* _Goal_
Set each record down exactly, excluding all images.

* _Entries with chart source code_

** begin **

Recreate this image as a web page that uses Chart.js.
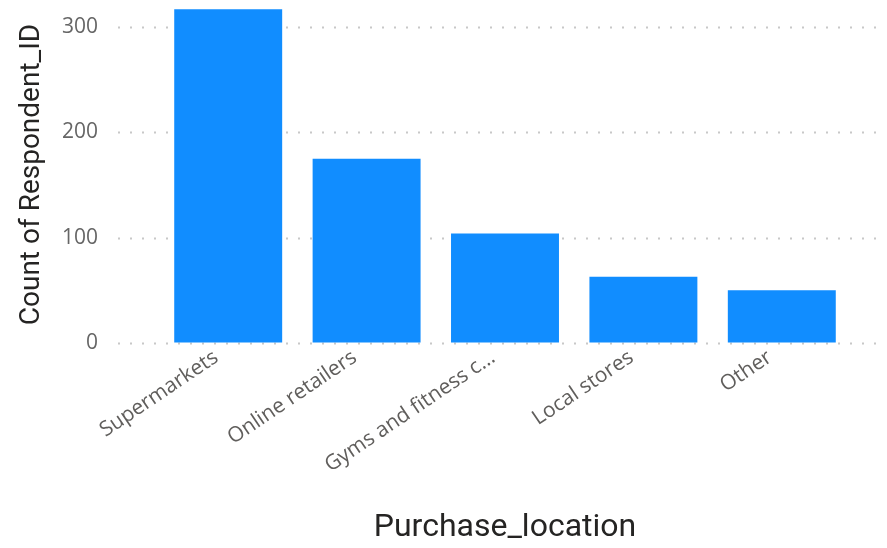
<!DOCTYPE html>
<html>
<head>
<meta charset="utf-8">
<script src="https://cdn.jsdelivr.net/npm/chart.js@4.4.1/dist/chart.umd.min.js"></script>
<style>
  html, body { margin: 0; padding: 0; background: #ffffff; }
  #wrap { width: 887px; height: 548px; }
</style>
</head>
<body>
<div id="wrap"><canvas id="grafico"></canvas></div>
<script>
const locais = ['Supermarkets', 'Online retailers', 'Gyms and fitness c...', 'Local stores', 'Other']
const contagens = [317, 175, 104, 63, 50]
const marcasEixoY = [0, 100, 200, 300]

// dotted gridlines, a bit wider than the plot area
const linhasPontilhadas = {
    id: 'linhasPontilhadas',
    beforeDatasetsDraw(chart) {
        const ctx = chart.ctx
        const area = chart.chartArea
        const escalaY = chart.scales.y
        ctx.save()
        ctx.strokeStyle = '#c8c8c8'
        ctx.lineWidth = 2
        ctx.setLineDash([2, 10])
        escalaY.ticks.forEach(function (marca) {
            const y = Math.round(escalaY.getPixelForValue(marca.value)) + 0.5
            ctx.beginPath()
            ctx.moveTo(area.left - 41, y)
            ctx.lineTo(area.right + 29, y)
            ctx.stroke()
        })
        ctx.restore()
    }
}

const ctx = document.getElementById('grafico').getContext('2d')

const grafico = new Chart(ctx, {
    type: 'bar',
    data: {
        labels: locais,
        datasets: [{
            label: 'Count of Respondent_ID',
            data: contagens,
            backgroundColor: '#118DFF',
            categoryPercentage: 1,
            barPercentage: 0.78
        }]
    },
    options: {
        responsive: true,
        maintainAspectRatio: false,
        animation: false,
        layout: { padding: { top: 6, right: 36, bottom: 0, left: 0 } },
        plugins: {
            legend: { display: false },
            tooltip: { enabled: false }
        },
        scales: {
            x: {
                grid: { display: false, drawTicks: false },
                border: { display: false },
                ticks: {
                    color: '#605E5C',
                    font: { family: 'Open Sans', size: 21 },
                    minRotation: 34,
                    maxRotation: 34,
                    padding: 2,
                    labelOffset: -12,
                    autoSkip: false
                },
                title: {
                    display: true,
                    text: 'Purchase_location',
                    color: '#252423',
                    font: { family: 'Roboto', size: 32 },
                    padding: { top: 0, bottom: 1 }
                },
                afterFit(scale) { scale.height = 205 }
            },
            y: {
                min: 0,
                max: 320,
                grid: {
                    display: true,
                    drawOnChartArea: false,
                    drawTicks: true,
                    tickLength: 61,
                    tickColor: 'rgba(0,0,0,0)'
                },
                border: { display: false },
                ticks: {
                    stepSize: 100,
                    color: '#666666',
                    // small lineHeight keeps the plot area from being pushed down
                    font: { family: 'Open Sans', size: 21, lineHeight: 0.5 },
                    padding: 0
                },
                afterBuildTicks(scale) {
                    scale.ticks = marcasEixoY.map(function (v) { return { value: v } })
                },
                title: {
                    display: true,
                    text: 'Count of Respondent_ID',
                    color: '#252423',
                    font: { family: 'Roboto', size: 28 },
                    padding: { top: 15, bottom: 0 }
                },
                afterFit(scale) { scale.width = 159 }
            }
        }
    },
    plugins: [linhasPontilhadas]
})
</script>
</body>
</html>
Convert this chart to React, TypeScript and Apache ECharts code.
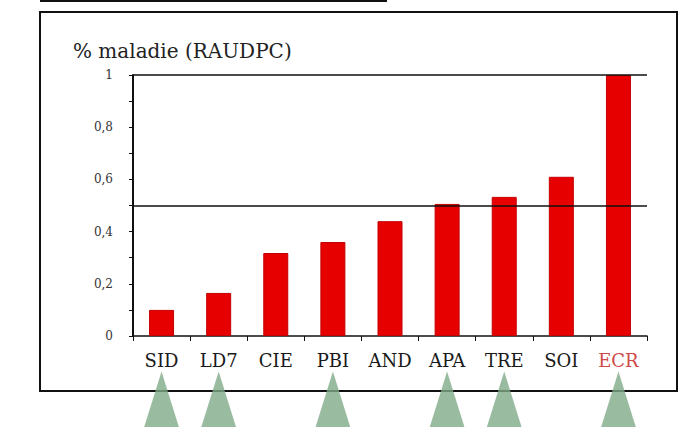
import React, { useEffect, useRef } from "react";
import * as echarts from "echarts";

const varieties = ["SID", "LD7", "CIE", "PBI", "AND", "APA", "TRE", "SOI", "ECR"];
const raudpc = [0.1, 0.165, 0.318, 0.36, 0.44, 0.506, 0.533, 0.61, 1.0];
const thresholds = [0.5, 1];
const markedVarieties = ["SID", "LD7", "PBI", "APA", "TRE", "ECR"];
const yTitle = "% maladie (RAUDPC)";

const SERIF = "'DejaVu Serif', 'Liberation Serif', serif";

export default function App() {
  const ref = useRef<HTMLDivElement>(null);
  useEffect(() => {
    if (!ref.current) return;
    const chart = echarts.init(ref.current, null, { renderer: "svg" });
    chart.setOption({
      animation: false,
      backgroundColor: "#ffffff",
      title: {
        text: yTitle,
        left: 73,
        top: 41,
        padding: 0,
        textStyle: { fontFamily: SERIF, fontSize: 20, fontWeight: "normal", color: "#222" },
      },
      graphic: [
        { type: "rect", shape: { x: 40, y: 12, width: 637, height: 379 }, style: { fill: "none", stroke: "#111", lineWidth: 2 }, silent: true },
        { type: "rect", shape: { x: 40, y: -2, width: 347, height: 4 }, style: { fill: "#111" }, silent: true },
      ],
      grid: [
        { left: 133, right: 33, top: 75, bottom: 91, containLabel: false },
        { left: 133, right: 33, top: 380, height: 64, containLabel: false },
      ],
      xAxis: [
        {
          type: "category",
          gridIndex: 0,
          data: varieties,
          axisLine: { lineStyle: { color: "#111", width: 1.5 } },
          axisTick: { show: true, length: 5, lineStyle: { color: "#111" } },
          axisLabel: {
            interval: 0,
            margin: 15,
            fontFamily: SERIF,
            fontSize: 18,
            color: "#1a1a1a",
            formatter: (v: string) => (v === "ECR" ? "{red|" + v + "}" : v),
            rich: { red: { color: "#d04a4a", fontFamily: SERIF, fontSize: 18 } },
          },
        },
        {
          type: "category",
          gridIndex: 1,
          data: varieties,
          show: false,
        },
      ],
      yAxis: [
        {
          type: "value",
          gridIndex: 0,
          min: 0,
          max: 1,
          interval: 0.1,
          splitLine: { show: false },
          axisLine: { show: true, lineStyle: { color: "#111", width: 2 } },
          axisTick: { show: true, length: 4, lineStyle: { color: "#111" } },
          axisLabel: {
            margin: 20,
            fontFamily: SERIF,
            fontSize: 12,
            color: "#333",
            formatter: (v: number) => {
              const t = Math.round(v * 10);
              if (t % 2 !== 0) return "";
              if (t === 0) return "0";
              if (t === 10) return "1";
              return (t / 10).toFixed(1).replace(".", ",");
            },
          },
        },
        { type: "value", gridIndex: 1, min: 0, max: 1, show: false },
      ],
      series: [
        {
          type: "bar",
          xAxisIndex: 0,
          yAxisIndex: 0,
          data: raudpc,
          barWidth: 25,
          itemStyle: { color: "#e60000", borderColor: "#c40000", borderWidth: 1 },
          markLine: {
            silent: true,
            symbol: "none",
            z: 10,
            label: { show: false },
            lineStyle: { color: "#111", width: 1.5, type: "solid" },
            data: thresholds.map((t) => ({ yAxis: t })),
          },
        },
        {
          type: "scatter",
          xAxisIndex: 1,
          yAxisIndex: 1,
          clip: false,
          symbol: "triangle",
          symbolSize: [40, 64],
          itemStyle: { color: "#80aa88" },
          data: markedVarieties.map((v) => [v, 0.5]),
        },
      ],
    });
    return () => chart.dispose();
  }, []);
  return (
    <div
      ref={ref}
      style={{ position: "absolute", left: 0, top: 0, width: 680, height: 427 }}
    />
  );
}
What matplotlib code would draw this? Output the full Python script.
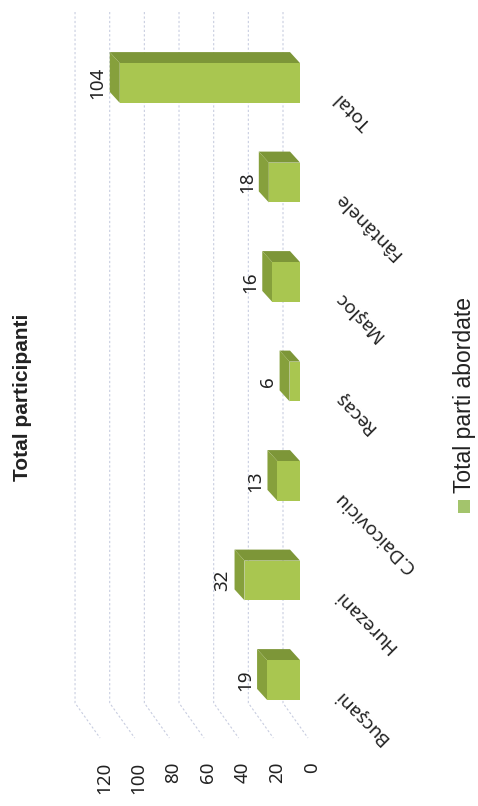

** end **

* _Full answer_
Recreate this image as a web page that uses Chart.js.
<!DOCTYPE html>
<html>
<head>
<meta charset="utf-8">
<script src="https://cdn.jsdelivr.net/npm/chart.js@4.4.1/dist/chart.umd.min.js"></script>
<style>
  html, body { margin: 0; padding: 0; background: #ffffff; }
  #wrap { width: 887px; height: 548px; }
</style>
</head>
<body>
<div id="wrap"><canvas id="grafico"></canvas></div>
<script>
const locais = ['Supermarkets', 'Online retailers', 'Gyms and fitness c...', 'Local stores', 'Other']
const contagens = [317, 175, 104, 63, 50]
const marcasEixoY = [0, 100, 200, 300]

// dotted gridlines, a bit wider than the plot area
const linhasPontilhadas = {
    id: 'linhasPontilhadas',
    beforeDatasetsDraw(chart) {
        const ctx = chart.ctx
        const area = chart.chartArea
        const escalaY = chart.scales.y
        ctx.save()
        ctx.strokeStyle = '#c8c8c8'
        ctx.lineWidth = 2
        ctx.setLineDash([2, 10])
        escalaY.ticks.forEach(function (marca) {
            const y = Math.round(escalaY.getPixelForValue(marca.value)) + 0.5
            ctx.beginPath()
            ctx.moveTo(area.left - 41, y)
            ctx.lineTo(area.right + 29, y)
            ctx.stroke()
        })
        ctx.restore()
    }
}

const ctx = document.getElementById('grafico').getContext('2d')

const grafico = new Chart(ctx, {
    type: 'bar',
    data: {
        labels: locais,
        datasets: [{
            label: 'Count of Respondent_ID',
            data: contagens,
            backgroundColor: '#118DFF',
            categoryPercentage: 1,
            barPercentage: 0.78
        }]
    },
    options: {
        responsive: true,
        maintainAspectRatio: false,
        animation: false,
        layout: { padding: { top: 6, right: 36, bottom: 0, left: 0 } },
        plugins: {
            legend: { display: false },
            tooltip: { enabled: false }
        },
        scales: {
            x: {
                grid: { display: false, drawTicks: false },
                border: { display: false },
                ticks: {
                    color: '#605E5C',
                    font: { family: 'Open Sans', size: 21 },
                    minRotation: 34,
                    maxRotation: 34,
                    padding: 2,
                    labelOffset: -12,
                    autoSkip: false
                },
                title: {
                    display: true,
                    text: 'Purchase_location',
                    color: '#252423',
                    font: { family: 'Roboto', size: 32 },
                    padding: { top: 0, bottom: 1 }
                },
                afterFit(scale) { scale.height = 205 }
            },
            y: {
                min: 0,
                max: 320,
                grid: {
                    display: true,
                    drawOnChartArea: false,
                    drawTicks: true,
                    tickLength: 61,
                    tickColor: 'rgba(0,0,0,0)'
                },
                border: { display: false },
                ticks: {
                    stepSize: 100,
                    color: '#666666',
                    // small lineHeight keeps the plot area from being pushed down
                    font: { family: 'Open Sans', size: 21, lineHeight: 0.5 },
                    padding: 0
                },
                afterBuildTicks(scale) {
                    scale.ticks = marcasEixoY.map(function (v) { return { value: v } })
                },
                title: {
                    display: true,
                    text: 'Count of Respondent_ID',
                    color: '#252423',
                    font: { family: 'Roboto', size: 28 },
                    padding: { top: 15, bottom: 0 }
                },
                afterFit(scale) { scale.width = 159 }
            }
        }
    },
    plugins: [linhasPontilhadas]
})
</script>
</body>
</html>
Convert this chart to React, TypeScript and Apache ECharts code.
import React, { useEffect, useRef } from "react";
import * as echarts from "echarts";

const varieties = ["SID", "LD7", "CIE", "PBI", "AND", "APA", "TRE", "SOI", "ECR"];
const raudpc = [0.1, 0.165, 0.318, 0.36, 0.44, 0.506, 0.533, 0.61, 1.0];
const thresholds = [0.5, 1];
const markedVarieties = ["SID", "LD7", "PBI", "APA", "TRE", "ECR"];
const yTitle = "% maladie (RAUDPC)";

const SERIF = "'DejaVu Serif', 'Liberation Serif', serif";

export default function App() {
  const ref = useRef<HTMLDivElement>(null);
  useEffect(() => {
    if (!ref.current) return;
    const chart = echarts.init(ref.current, null, { renderer: "svg" });
    chart.setOption({
      animation: false,
      backgroundColor: "#ffffff",
      title: {
        text: yTitle,
        left: 73,
        top: 41,
        padding: 0,
        textStyle: { fontFamily: SERIF, fontSize: 20, fontWeight: "normal", color: "#222" },
      },
      graphic: [
        { type: "rect", shape: { x: 40, y: 12, width: 637, height: 379 }, style: { fill: "none", stroke: "#111", lineWidth: 2 }, silent: true },
        { type: "rect", shape: { x: 40, y: -2, width: 347, height: 4 }, style: { fill: "#111" }, silent: true },
      ],
      grid: [
        { left: 133, right: 33, top: 75, bottom: 91, containLabel: false },
        { left: 133, right: 33, top: 380, height: 64, containLabel: false },
      ],
      xAxis: [
        {
          type: "category",
          gridIndex: 0,
          data: varieties,
          axisLine: { lineStyle: { color: "#111", width: 1.5 } },
          axisTick: { show: true, length: 5, lineStyle: { color: "#111" } },
          axisLabel: {
            interval: 0,
            margin: 15,
            fontFamily: SERIF,
            fontSize: 18,
            color: "#1a1a1a",
            formatter: (v: string) => (v === "ECR" ? "{red|" + v + "}" : v),
            rich: { red: { color: "#d04a4a", fontFamily: SERIF, fontSize: 18 } },
          },
        },
        {
          type: "category",
          gridIndex: 1,
          data: varieties,
          show: false,
        },
      ],
      yAxis: [
        {
          type: "value",
          gridIndex: 0,
          min: 0,
          max: 1,
          interval: 0.1,
          splitLine: { show: false },
          axisLine: { show: true, lineStyle: { color: "#111", width: 2 } },
          axisTick: { show: true, length: 4, lineStyle: { color: "#111" } },
          axisLabel: {
            margin: 20,
            fontFamily: SERIF,
            fontSize: 12,
            color: "#333",
            formatter: (v: number) => {
              const t = Math.round(v * 10);
              if (t % 2 !== 0) return "";
              if (t === 0) return "0";
              if (t === 10) return "1";
              return (t / 10).toFixed(1).replace(".", ",");
            },
          },
        },
        { type: "value", gridIndex: 1, min: 0, max: 1, show: false },
      ],
      series: [
        {
          type: "bar",
          xAxisIndex: 0,
          yAxisIndex: 0,
          data: raudpc,
          barWidth: 25,
          itemStyle: { color: "#e60000", borderColor: "#c40000", borderWidth: 1 },
          markLine: {
            silent: true,
            symbol: "none",
            z: 10,
            label: { show: false },
            lineStyle: { color: "#111", width: 1.5, type: "solid" },
            data: thresholds.map((t) => ({ yAxis: t })),
          },
        },
        {
          type: "scatter",
          xAxisIndex: 1,
          yAxisIndex: 1,
          clip: false,
          symbol: "triangle",
          symbolSize: [40, 64],
          itemStyle: { color: "#80aa88" },
          data: markedVarieties.map((v) => [v, 0.5]),
        },
      ],
    });
    return () => chart.dispose();
  }, []);
  return (
    <div
      ref={ref}
      style={{ position: "absolute", left: 0, top: 0, width: 680, height: 427 }}
    />
  );
}
What matplotlib code would draw this? Output the full Python script.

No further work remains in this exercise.